Article I, Section 8, specifically grants to the Federal Government the right to regulate commerce among the several states. This is known as the Commerce Clause.
Simply put, the Commerce Clause allows the Federal Government to regulate any activity that affects interstate commerce.
How is the Commerce Clause authorize the passage of federal law?
It is the most commonly employed justification for the passage of federal laws affecting citizens and businesses within the US.
In reality, almost any sort of business activity affects interstate commerce and thus falls under the regulatory authority of the Federal Government.
The Federal Government does not, however, have the authority to regulate an activity that is carried out solely within a state's borders and has no discernible effect on interstate commerce.
- Example: The Federal Government may prohibit discrimination by hotels and theaters that serve individuals crossing state lines.
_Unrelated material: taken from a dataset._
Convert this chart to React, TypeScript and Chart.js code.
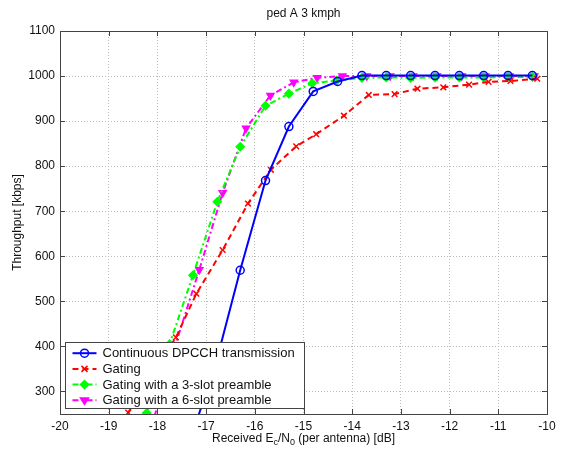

It would not, however, be able to prohibit an individual from raising plants for personal consumption on private land, when the seeds for those plants do not originate outside of the state and the plants produced will never be sold commercially or transferred outside of the state.
What is a State's Police Power?
Unless an area of law is expressly reserved for federal regulation, states have the authority to pass laws based upon their Police Power. This has been interpreted to mean the state's ability to legislate for the health, morals, and safety of its citizens.
What is the Dormant Commerce Clause?
The state law cannot intend to regulate or substantially conflict with interstate commerce. The "substantially-conflict-with" provision is known as the Dormant Commerce Clause.